Research Handbooks in International Law series
Edited by Róisín Mulgrew and Denis Abels
Chapter 9: Rule 11bis: exploring the penal aspects of transferring cases to national courts by the ad hoc Tribunals
Rule 11bis, found in the RPE of both the ICTY and ICTR came into existence at the time the term ‘completion strategy’entered the international criminal law vernacular. Prompted by the Tribunals’ finite resources in terms of both time and financial means, the Rule was seen as a way of processing more cases and was introduced alongside other structural reforms. The application of the Rule meant that a number of indictees in the Tribunals’ custody were transferred to national courts for trial. If convicted these individuals served their sentences in prisons to which they would most likely not have been transferred, had they been convicted by the Tribunals.

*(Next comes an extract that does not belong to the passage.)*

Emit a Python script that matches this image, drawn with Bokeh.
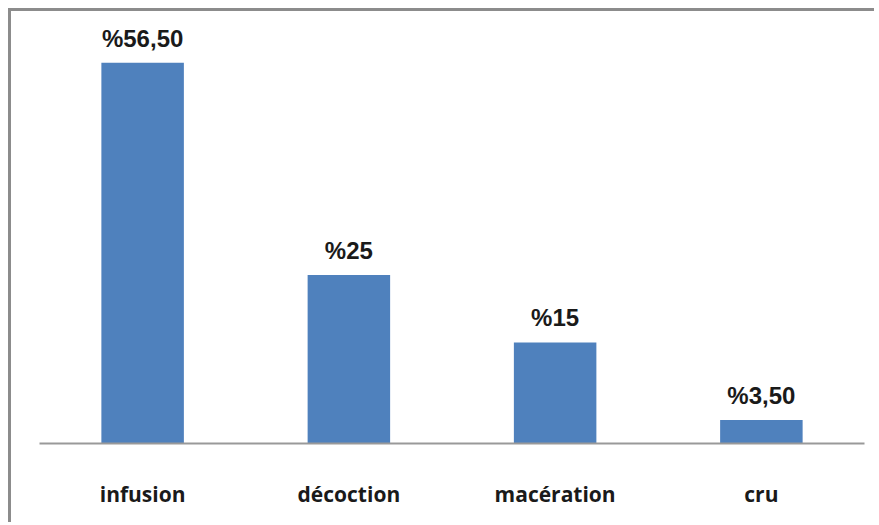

The Secretary General’s report that accompanied the creation of the ICTY had excluded the possibility of serving sentences in the former Yugoslavia, owing to the ‘nature of the crimes in question and the international character of the tribunal’. In the ICTR, despite the fact that a similar restriction did not exist, no prisoners had been transferred to Rwanda to serve their sentences prior to the 11bis referrals. The creation of the MICT in December 2010 put the ad hoc Tribunals firmly on the road to permanently closing their doors. Since 1 July 2012 for the ICTR and 1 July 2013 for the ICTY respectively, responsibility for oversight of prisoners who spend their sentences in national courts as a result of Rule 11bis proceedings as well as referrals has been transferred to the MICT.